#### [Direction]
Only lines with the word "this" are needed; collect each of them from the listing below.

[Stored dataset items]
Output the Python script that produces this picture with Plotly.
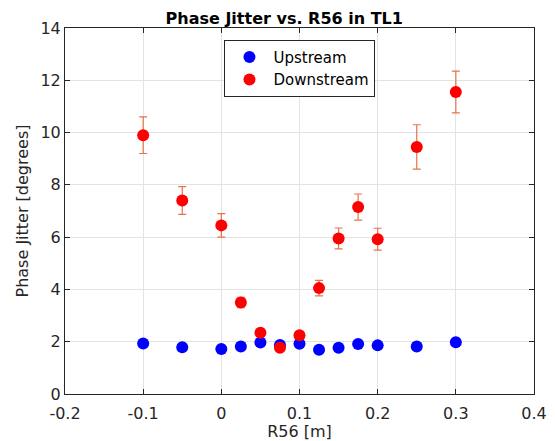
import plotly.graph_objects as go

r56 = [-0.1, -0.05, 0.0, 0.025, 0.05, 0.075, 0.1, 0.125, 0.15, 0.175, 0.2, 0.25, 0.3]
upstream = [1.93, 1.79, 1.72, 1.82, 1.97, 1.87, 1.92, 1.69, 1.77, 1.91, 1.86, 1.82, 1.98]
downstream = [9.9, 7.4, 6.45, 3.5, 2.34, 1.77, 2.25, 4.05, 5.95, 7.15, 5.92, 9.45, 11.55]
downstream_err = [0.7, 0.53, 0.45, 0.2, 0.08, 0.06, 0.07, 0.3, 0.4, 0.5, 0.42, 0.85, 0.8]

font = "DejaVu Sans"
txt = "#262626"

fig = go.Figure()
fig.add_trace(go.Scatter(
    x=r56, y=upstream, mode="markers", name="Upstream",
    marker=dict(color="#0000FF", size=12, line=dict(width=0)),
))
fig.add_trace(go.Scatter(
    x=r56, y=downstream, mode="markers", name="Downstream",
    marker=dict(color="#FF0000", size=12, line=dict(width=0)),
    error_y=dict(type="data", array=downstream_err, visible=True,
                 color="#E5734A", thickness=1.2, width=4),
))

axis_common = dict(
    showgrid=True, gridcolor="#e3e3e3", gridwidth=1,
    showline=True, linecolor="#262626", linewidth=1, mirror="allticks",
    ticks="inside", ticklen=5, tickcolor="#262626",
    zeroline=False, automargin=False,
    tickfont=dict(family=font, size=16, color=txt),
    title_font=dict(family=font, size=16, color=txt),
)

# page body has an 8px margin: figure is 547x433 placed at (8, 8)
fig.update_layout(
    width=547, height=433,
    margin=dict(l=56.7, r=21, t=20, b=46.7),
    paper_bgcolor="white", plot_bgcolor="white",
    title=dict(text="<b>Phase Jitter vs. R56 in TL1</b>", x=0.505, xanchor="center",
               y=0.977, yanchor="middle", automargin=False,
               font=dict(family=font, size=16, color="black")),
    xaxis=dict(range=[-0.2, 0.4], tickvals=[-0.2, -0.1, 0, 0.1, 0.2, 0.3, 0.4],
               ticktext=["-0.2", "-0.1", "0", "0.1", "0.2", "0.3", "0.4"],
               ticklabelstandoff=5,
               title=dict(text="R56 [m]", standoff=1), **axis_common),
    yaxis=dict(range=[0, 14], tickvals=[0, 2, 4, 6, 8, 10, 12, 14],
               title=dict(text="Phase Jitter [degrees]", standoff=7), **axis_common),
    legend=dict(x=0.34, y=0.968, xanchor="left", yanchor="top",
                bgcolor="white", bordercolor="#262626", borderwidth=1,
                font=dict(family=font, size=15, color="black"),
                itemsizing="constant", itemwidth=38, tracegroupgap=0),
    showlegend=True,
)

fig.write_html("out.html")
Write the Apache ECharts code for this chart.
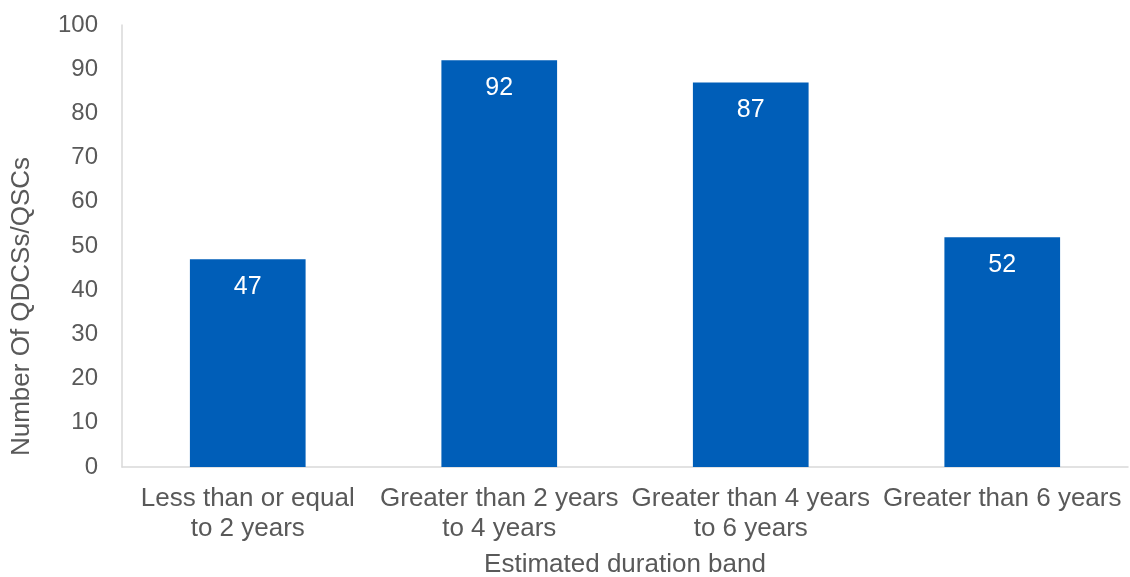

#### [Task response]
Output the Python script that produces this picture with Plotly.
Write the Apache ECharts code for this chart.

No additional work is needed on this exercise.